─── PROVIDED DATA
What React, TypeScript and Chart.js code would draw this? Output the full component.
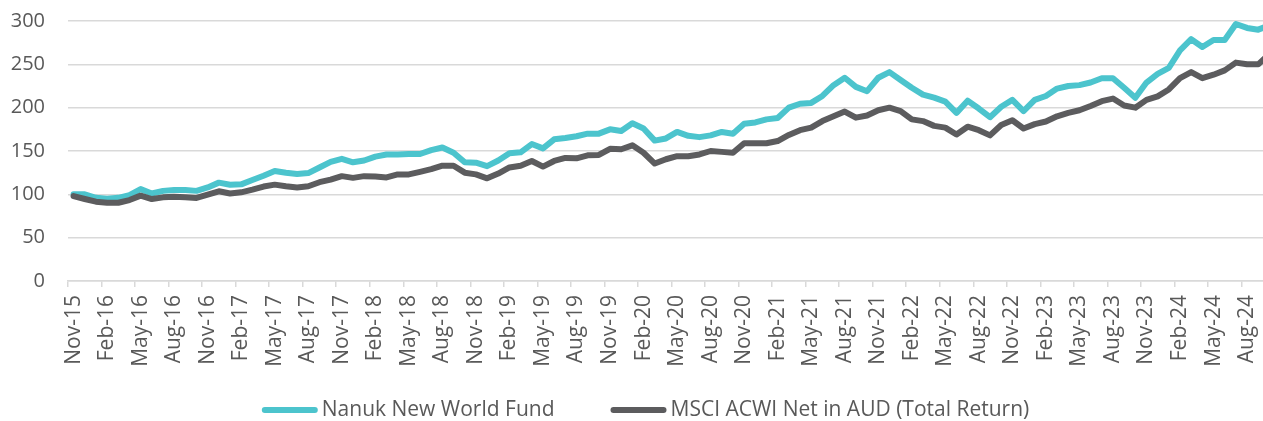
import React, { useEffect, useRef } from 'react';
import { Chart, registerables } from 'chart.js';

Chart.register(...registerables);

const categories: string[] = [
  'Nov-15', 'Dec-15',
  'Jan-16', 'Feb-16', 'Mar-16', 'Apr-16', 'May-16', 'Jun-16', 'Jul-16', 'Aug-16', 'Sep-16', 'Oct-16', 'Nov-16', 'Dec-16',
  'Jan-17', 'Feb-17', 'Mar-17', 'Apr-17', 'May-17', 'Jun-17', 'Jul-17', 'Aug-17', 'Sep-17', 'Oct-17', 'Nov-17', 'Dec-17',
  'Jan-18', 'Feb-18', 'Mar-18', 'Apr-18', 'May-18', 'Jun-18', 'Jul-18', 'Aug-18', 'Sep-18', 'Oct-18', 'Nov-18', 'Dec-18',
  'Jan-19', 'Feb-19', 'Mar-19', 'Apr-19', 'May-19', 'Jun-19', 'Jul-19', 'Aug-19', 'Sep-19', 'Oct-19', 'Nov-19', 'Dec-19',
  'Jan-20', 'Feb-20', 'Mar-20', 'Apr-20', 'May-20', 'Jun-20', 'Jul-20', 'Aug-20', 'Sep-20', 'Oct-20', 'Nov-20', 'Dec-20',
  'Jan-21', 'Feb-21', 'Mar-21', 'Apr-21', 'May-21', 'Jun-21', 'Jul-21', 'Aug-21', 'Sep-21', 'Oct-21', 'Nov-21', 'Dec-21',
  'Jan-22', 'Feb-22', 'Mar-22', 'Apr-22', 'May-22', 'Jun-22', 'Jul-22', 'Aug-22', 'Sep-22', 'Oct-22', 'Nov-22', 'Dec-22',
  'Jan-23', 'Feb-23', 'Mar-23', 'Apr-23', 'May-23', 'Jun-23', 'Jul-23', 'Aug-23', 'Sep-23', 'Oct-23', 'Nov-23', 'Dec-23',
  'Jan-24', 'Feb-24', 'Mar-24', 'Apr-24', 'May-24', 'Jun-24', 'Jul-24', 'Aug-24', 'Sep-24', 'Oct-24',
];

const fundValues: number[] = [
  100, 100, 96, 95, 96, 99, 106, 101, 104, 105, 105, 104,
  108, 113.5, 111, 111.5, 116.5, 121.5, 127, 125, 123.5, 124.5, 131, 137.5,
  141, 137, 139, 143.5, 146, 146, 146.5, 146.5, 151, 154, 148, 137,
  136.5, 132.5, 139, 147.5, 148.5, 158, 153, 163.5, 165, 167, 170, 170,
  175, 173, 182, 176, 162, 164.5, 172, 167.5, 166, 168, 172, 170,
  181.5, 183, 186.5, 188, 200, 204.5, 205.5, 213.5, 226, 234.5, 224, 219,
  234.5, 241, 232, 223, 215, 211.5, 207, 194, 208, 199, 189, 201,
  209, 196, 209, 213.5, 222, 225, 226, 229, 234, 234, 223, 211.5,
  229, 239, 246, 266, 279, 270, 278, 278, 296.5, 292, 290, 295,
];

const indexValues: number[] = [
  98, 94.6, 91.5, 90.3, 90.3, 93.4, 98.5, 94.6, 96.5, 97.3, 96.5, 95.8,
  99.6, 103.5, 101, 102.3, 105.4, 109, 111.2, 109.3, 108, 109.3, 114, 117,
  121, 119, 121, 120.5, 119.5, 123, 123, 126, 129, 133, 133, 125,
  123, 118.5, 124, 131, 133, 138.5, 132, 138.5, 142, 141.5, 145, 145.5,
  152.5, 152, 156.5, 148, 135.5, 140.5, 144, 144, 146, 150, 149, 148,
  159, 159, 159, 161.5, 168.5, 174, 177, 184.5, 190, 195.5, 188.5, 191,
  197, 200, 196, 186.5, 184.5, 179, 177, 169, 178, 174, 168, 180,
  185.5, 176, 181, 184, 190, 194, 197, 202, 207.5, 210.5, 202.5, 200,
  209, 213, 221, 234, 241, 234, 238, 243, 252, 250, 250, 262,
];

const seriesNames: string[] = ['Nanuk New World Fund', 'MSCI ACWI Net in AUD (Total Return)'];
const yTicks: number[] = [0, 50, 100, 150, 200, 250, 300];
const labelEvery = 3;

const CYAN = '#4cc4cd';
const GRAY = '#5c5c5e';
const GRID = '#d9d9d9';
const TEXT = '#595959';
const FONT = 'Open Sans';

const legendPlugin = {
  id: 'bottomLegend',
  afterDraw(chart: any) {
    const ctx = chart.ctx as CanvasRenderingContext2D;
    ctx.save();
    ctx.font = `21px "${FONT}"`;
    const lineLen = 56;
    const gap = 4;
    const itemGap = 56;
    const items = chart.data.datasets.map((d: any) => ({ text: d.label as string, color: d.borderColor as string }));
    const widths = items.map((it: any) => lineLen + gap + ctx.measureText(it.text).width);
    const total = widths.reduce((a: number, b: number) => a + b, 0) + itemGap * (items.length - 1);
    const centerX = 645.5;
    const y = 410;
    let x = centerX - total / 2;
    items.forEach((it: any, i: number) => {
      ctx.strokeStyle = it.color;
      ctx.lineWidth = 6;
      ctx.lineCap = 'round';
      ctx.beginPath();
      ctx.moveTo(x + 3, y);
      ctx.lineTo(x + lineLen - 3, y);
      ctx.stroke();
      ctx.fillStyle = TEXT;
      ctx.textBaseline = 'middle';
      ctx.textAlign = 'left';
      ctx.fillText(it.text, x + lineLen + gap, y);
      x += widths[i] + itemGap;
    });
    ctx.restore();
  },
};

const zeroPadding = (s: any) => {
  s.paddingTop = 0;
  s.paddingBottom = 0;
  s.paddingLeft = 0;
  s.paddingRight = 0;
};

export default function App() {
  const canvasRef = useRef<HTMLCanvasElement>(null);

  useEffect(() => {
    const canvas = canvasRef.current;
    if (!canvas) return;
    const chart = new Chart(canvas, {
      type: 'line',
      data: {
        labels: categories,
        datasets: [
          {
            label: seriesNames[0],
            data: fundValues,
            borderColor: CYAN,
            backgroundColor: CYAN,
            borderWidth: 6,
            pointRadius: 0,
            tension: 0,
            borderJoinStyle: 'round',
            borderCapStyle: 'round',
            order: 1,
          },
          {
            label: seriesNames[1],
            data: indexValues,
            borderColor: GRAY,
            backgroundColor: GRAY,
            borderWidth: 6,
            pointRadius: 0,
            tension: 0,
            borderJoinStyle: 'round',
            borderCapStyle: 'round',
            order: 0,
          },
        ],
      },
      options: {
        responsive: false,
        animation: false,
        events: [],
        layout: { padding: { top: 21, right: 0, bottom: 22, left: 0 } },
        plugins: {
          legend: { display: false },
          tooltip: { enabled: false },
        },
        scales: {
          x: {
            offset: true,
            grid: {
              offset: true,
              drawOnChartArea: false,
              drawTicks: true,
              tickLength: 6,
              lineWidth: 1.5,
              tickColor: (c: any) => (c.index % labelEvery === 0 ? GRID : 'rgba(0,0,0,0)'),
            },
            border: { color: GRID, width: 1.5 },
            ticks: {
              autoSkip: false,
              maxRotation: 90,
              minRotation: 90,
              padding: 8,
              color: TEXT,
              font: { family: FONT, size: 21 },
              callback: (_v: any, i: number) => (i % labelEvery === 0 ? categories[i] : ''),
            },
            afterFit: (s: any) => {
              s.height = 118;
              zeroPadding(s);
            },
          },
          y: {
            min: yTicks[0],
            max: yTicks[yTicks.length - 1],
            ticks: {
              stepSize: 50,
              padding: 23,
              color: TEXT,
              font: { family: FONT, size: 20 },
            },
            grid: { color: GRID, lineWidth: 1.5, drawTicks: false },
            border: { display: false },
            afterFit: (s: any) => {
              s.width = 68;
              zeroPadding(s);
            },
          },
        },
      },
      plugins: [legendPlugin],
    });
    return () => chart.destroy();
  }, []);

  return (
    <div
      style={{
        position: 'fixed',
        left: 0,
        top: 0,
        width: 1263,
        height: 421,
        overflow: 'hidden',
        background: '#ffffff',
      }}
    >
      <canvas ref={canvasRef} width={1275} height={421} style={{ display: 'block' }} />
    </div>
  );
}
──────
_WHAT YOU ARE ASKED TO DO:_
Without the pictures, return the listing above from its first line through the line that has "Chart.register(...registerables);".

_RESULT:_
What React, TypeScript and Chart.js code would draw this? Output the full component.
import React, { useEffect, useRef } from 'react';
import { Chart, registerables } from 'chart.js';

Chart.register(...registerables);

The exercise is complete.